Ruairí Mór O’Shaughnessy’s Very Fine Building Project

At the edge of a big lake that’s edged by lush grass and millionaires, sits the Castle at Kinvara. It’s called Dungaire Castle. Parts are crumbling but the whole stands firm. Someone with a sense of humour appears to have built a small bungalow in the upper ramparts. Or battlements. There is probably some dry grass and a set of swings at the back.

It was built in the 16th Century by Ruairí Mór O’Shaughnessy, possibly to keep out people with very short names, like Bob Smith and Dave Dodds. It’s likely that Ruairí Mór O’Shaughnessy didn’t like people with short names. They could feck off over to Gort, a town with a very short name itself.

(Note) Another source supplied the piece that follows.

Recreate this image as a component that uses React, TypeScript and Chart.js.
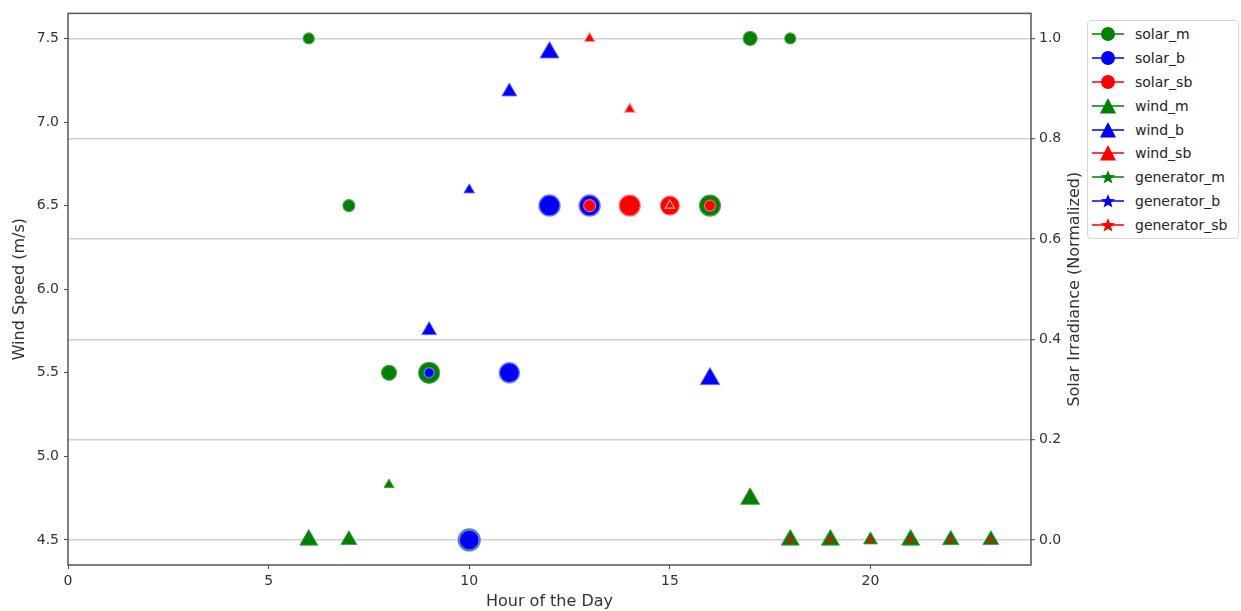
import React, { useEffect, useRef } from "react";
import { Chart, registerables } from "chart.js";

Chart.register(...registerables);

const FONT = "'DejaVu Sans', 'Liberation Sans', sans-serif";
const GREEN = "#008000";
const BLUE = "#0000ff";
const RED = "#ff0000";

const X_TICKS = [0, 5, 10, 15, 20];
const LEFT_TICKS = [4.5, 5.0, 5.5, 6.0, 6.5, 7.0, 7.5];
const RIGHT_TICKS = [0, 0.2, 0.4, 0.6, 0.8, 1.0];

const X_TITLE = "Hour of the Day";
const LEFT_TITLE = "Wind Speed (m/s)";
const RIGHT_TITLE = "Solar Irradiance (Normalized)";

// circles: wind speed (left axis)
const solarMHours = [6, 7, 8, 9, 10, 16, 17, 18];
const solarMValues = [7.5, 6.5, 5.5, 5.5, 4.5, 6.5, 7.5, 7.5];
const solarBHours = [9, 10, 11, 12, 13];
const solarBValues = [5.5, 4.5, 5.5, 6.5, 6.5];
const solarSbHours = [13, 14, 15, 16];
const solarSbValues = [6.5, 6.5, 6.5, 6.5];

// triangles: solar irradiance (right axis)
const windMHours = [6, 7, 8, 17, 18, 19, 20, 21, 22, 23];
const windMValues = [0, 0, 0.11, 0.082, 0, 0, 0, 0, 0, 0];
const windBHours = [9, 10, 11, 12, 16];
const windBValues = [0.418, 0.698, 0.894, 0.972, 0.321];
const windSbHours = [13, 14, 15];
const windSbValues = [1.0, 0.859, 0.667];

// stars: generator (left axis)
const generatorMHours: number[] = [];
const generatorMValues: number[] = [];
const generatorBHours: number[] = [];
const generatorBValues: number[] = [];
const generatorSbHours = [18, 19, 20, 21, 22, 23];
const generatorSbValues = [4.5, 4.5, 4.5, 4.5, 4.5, 4.5];

// marker radii (style)
const solarMRadius = [5.5, 6, 7.5, 10.5, 11, 10.5, 7, 5.5];
const solarBRadius = [5, 10, 10, 10.5, 10.5];
const solarSbRadius = [6, 10.5, 9.5, 5.5];
const windMRadius = [10.4, 9.2, 5.8, 11, 10.4, 10.4, 8, 10.4, 9.5, 9.2];
const windBRadius = [8.7, 6.2, 8.7, 11, 11.4];
const windSbRadius = [6.2, 6.3, 5.5];

const LEGEND = [
  { label: "solar_m", color: GREEN, shape: "circle" },
  { label: "solar_b", color: BLUE, shape: "circle" },
  { label: "solar_sb", color: RED, shape: "circle" },
  { label: "wind_m", color: GREEN, shape: "triangle" },
  { label: "wind_b", color: BLUE, shape: "triangle" },
  { label: "wind_sb", color: RED, shape: "triangle" },
  { label: "generator_m", color: GREEN, shape: "star" },
  { label: "generator_b", color: BLUE, shape: "star" },
  { label: "generator_sb", color: RED, shape: "star" },
];

const pts = (xs: number[], ys: number[]) => xs.map((x, i) => ({ x, y: ys[i] }));

function starPoints(cx: number, cy: number, ro: number, ri: number) {
  const p: string[] = [];
  for (let i = 0; i < 10; i++) {
    const r = i % 2 === 0 ? ro : ri;
    const a = -Math.PI / 2 + (i * Math.PI) / 5;
    p.push(`${(cx + r * Math.cos(a)).toFixed(2)},${(cy + r * Math.sin(a)).toFixed(2)}`);
  }
  return p.join(" ");
}

function makeStar(color: string, size: number) {
  const c = document.createElement("canvas");
  c.width = size;
  c.height = size;
  const ctx = c.getContext("2d")!;
  const cx = size / 2, cy = size / 2, ro = size / 2, ri = size / 5;
  ctx.beginPath();
  for (let i = 0; i < 10; i++) {
    const r = i % 2 === 0 ? ro : ri;
    const a = -Math.PI / 2 + (i * Math.PI) / 5;
    const x = cx + r * Math.cos(a), y = cy + r * Math.sin(a);
    if (i === 0) ctx.moveTo(x, y); else ctx.lineTo(x, y);
  }
  ctx.closePath();
  ctx.fillStyle = color;
  ctx.fill();
  return c;
}

const framePlugin = {
  id: "frame",
  afterDatasetsDraw(chart: any) {
    const { ctx, chartArea: a } = chart;
    ctx.save();
    ctx.strokeStyle = "#555";
    ctx.lineWidth = 1.5;
    ctx.strokeRect(a.left, a.top, a.right - a.left, a.bottom - a.top);
    ctx.restore();
  },
};

const rightTitlePlugin = {
  id: "rightTitle",
  afterDraw(chart: any) {
    const s = chart.scales.y2;
    const ctx = chart.ctx;
    ctx.save();
    ctx.translate(s.right - 14, (s.top + s.bottom) / 2);
    ctx.rotate(-Math.PI / 2);
    ctx.font = `16px ${FONT}`;
    ctx.fillStyle = "#333";
    ctx.textAlign = "center";
    ctx.textBaseline = "middle";
    ctx.fillText(RIGHT_TITLE, 0, 0);
    ctx.restore();
  },
};

function LegendIcon({ shape, color }: { shape: string; color: string }) {
  return (
    <svg width={32} height={20} style={{ display: "block" }}>
      <line x1={0} y1={10} x2={32} y2={10} stroke={color} strokeWidth={1.5} />
      {shape === "circle" && <circle cx={16} cy={10} r={7} fill={color} />}
      {shape === "triangle" && <polygon points="16,2 24,17.5 8,17.5" fill={color} />}
      {shape === "star" && <polygon points={starPoints(16, 10.5, 7.5, 3.2)} fill={color} />}
    </svg>
  );
}

export default function App() {
  const canvasRef = useRef<HTMLCanvasElement | null>(null);

  useEffect(() => {
    if (!canvasRef.current) return;
    const redStar = makeStar(RED, 9);
    const tickFont = { family: FONT, size: 14 };
    const titleFont = { family: FONT, size: 16 };

    const chart = new Chart(canvasRef.current, {
      type: "scatter",
      data: {
        datasets: [
          {
            label: "solar_m", data: pts(solarMHours, solarMValues), yAxisID: "y", order: 9,
            backgroundColor: GREEN, borderColor: "rgba(70,160,70,0.9)", borderWidth: 1.2,
            pointStyle: "circle", pointRadius: solarMRadius, pointHoverRadius: solarMRadius,
          },
          {
            label: "solar_b", data: pts(solarBHours, solarBValues), yAxisID: "y", order: 8,
            backgroundColor: BLUE, borderColor: "rgba(110,120,255,0.9)", borderWidth: 1.5,
            pointStyle: "circle", pointRadius: solarBRadius, pointHoverRadius: solarBRadius,
          },
          {
            label: "solar_sb", data: pts(solarSbHours, solarSbValues), yAxisID: "y", order: 7,
            backgroundColor: RED, borderColor: "rgba(255,110,110,0.9)", borderWidth: 1.2,
            pointStyle: "circle", pointRadius: solarSbRadius, pointHoverRadius: solarSbRadius,
          },
          {
            label: "wind_m", data: pts(windMHours, windMValues), yAxisID: "y2", order: 6,
            backgroundColor: GREEN, borderColor: "rgba(70,160,70,0.9)", borderWidth: 1,
            pointStyle: "triangle", pointRadius: windMRadius, pointHoverRadius: windMRadius,
          },
          {
            label: "wind_b", data: pts(windBHours, windBValues), yAxisID: "y2", order: 5,
            backgroundColor: BLUE, borderColor: "rgba(110,120,255,0.9)", borderWidth: 1,
            pointStyle: "triangle", pointRadius: windBRadius, pointHoverRadius: windBRadius,
          },
          {
            label: "wind_sb", data: pts(windSbHours, windSbValues), yAxisID: "y2", order: 4,
            backgroundColor: RED, borderColor: "rgba(255,170,170,0.95)", borderWidth: 1.2,
            pointStyle: "triangle", pointRadius: windSbRadius, pointHoverRadius: windSbRadius,
          },
          {
            label: "generator_m", data: pts(generatorMHours, generatorMValues), yAxisID: "y", order: 3,
            backgroundColor: GREEN, borderColor: GREEN, pointStyle: "star", pointRadius: 5,
          },
          {
            label: "generator_b", data: pts(generatorBHours, generatorBValues), yAxisID: "y", order: 2,
            backgroundColor: BLUE, borderColor: BLUE, pointStyle: "star", pointRadius: 5,
          },
          {
            label: "generator_sb", data: pts(generatorSbHours, generatorSbValues), yAxisID: "y", order: 1,
            backgroundColor: RED, borderColor: RED, pointStyle: redStar as any, pointRadius: 4,
          },
        ],
      },
      options: {
        responsive: true,
        maintainAspectRatio: false,
        animation: false,
        events: [],
        layout: { padding: { top: 13, right: 152, left: 0, bottom: 0 } },
        plugins: { legend: { display: false }, tooltip: { enabled: false } },
        scales: {
          x: {
            type: "linear",
            position: "bottom",
            min: 0,
            max: 24,
            afterBuildTicks: (s: any) => { s.ticks = X_TICKS.map((v) => ({ value: v })); },
            afterFit: (s: any) => { s.height = 46; },
            grid: { drawOnChartArea: false, drawTicks: true, tickLength: 4, tickColor: "#444", tickWidth: 1 },
            border: { display: false },
            ticks: { color: "#333", font: tickFont, padding: 4, maxRotation: 0, autoSkip: false, callback: (v: any) => String(v) },
            title: { display: true, text: X_TITLE, color: "#333", font: titleFont, padding: { top: 0, bottom: 0 } },
          },
          y: {
            type: "linear",
            position: "left",
            min: 4.35,
            max: 7.65,
            afterBuildTicks: (s: any) => { s.ticks = LEFT_TICKS.map((v) => ({ value: v })); },
            afterFit: (s: any) => { s.width = 68; },
            grid: { drawOnChartArea: false, drawTicks: true, tickLength: 4, tickColor: "#444", tickWidth: 1 },
            border: { display: false },
            ticks: { color: "#333", font: tickFont, padding: 5, autoSkip: false, callback: (v: any) => Number(v).toFixed(1) },
            title: { display: true, text: LEFT_TITLE, color: "#333", font: titleFont, padding: { top: 10, bottom: 0 } },
          },
          y2: {
            type: "linear",
            position: "right",
            min: -0.05,
            max: 1.05,
            afterBuildTicks: (s: any) => { s.ticks = RIGHT_TICKS.map((v) => ({ value: v })); },
            afterFit: (s: any) => { s.width = 58; },
            grid: { drawOnChartArea: true, color: "#d0d0d0", lineWidth: 1.4, drawTicks: true, tickLength: 4, tickColor: "#444", tickWidth: 1 },
            border: { display: false },
            ticks: { color: "#333", font: tickFont, padding: 4, autoSkip: false, callback: (v: any) => Number(v).toFixed(1) },
            title: { display: false },
          },
        },
      },
      plugins: [framePlugin, rightTitlePlugin],
    } as any);
    return () => chart.destroy();
  }, []);

  return (
    <div style={{ position: "fixed", left: 0, top: 0, width: 1241, height: 611, background: "#fff" }}>
      <canvas ref={canvasRef} />
      <div
        style={{
          position: "absolute",
          left: 1087,
          top: 20,
          width: 152,
          height: 219,
          boxSizing: "border-box",
          border: "1px solid #d8d8d8",
          borderRadius: 4,
          background: "#fff",
          paddingTop: 1,
          fontFamily: FONT,
          fontSize: 14,
          color: "#222",
        }}
      >
        {LEGEND.map((item) => (
          <div key={item.label} style={{ display: "flex", alignItems: "center", height: 23.9 }}>
            <div style={{ marginLeft: 4, width: 32 }}>
              <LegendIcon shape={item.shape} color={item.color} />
            </div>
            <span style={{ marginLeft: 11, whiteSpace: "nowrap" }}>{item.label}</span>
          </div>
        ))}
      </div>
    </div>
  );
}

Sitting on a bench near the harbour with the brisk wind blowing fragments of cheddar from the edge of our cheese sandwiches down onto the boats below, we decide there can be no more picturesque village in the west of Ireland than Kinvara. Its dimensions are almost too absurdly pretty and after a while my eyes start to hurt. And if I stay any longer I will probably attempt to write some kind of sentimental acoustic guitar ballad.

Sweet Kinvara of Galway with your castle o’er the lake I think of you when sleeping and dream of you when awake. ‘Tis said that nowhere in Erin has so many photogenic boats And that biting wind makes it necessary to wear well insulated waterproof coats.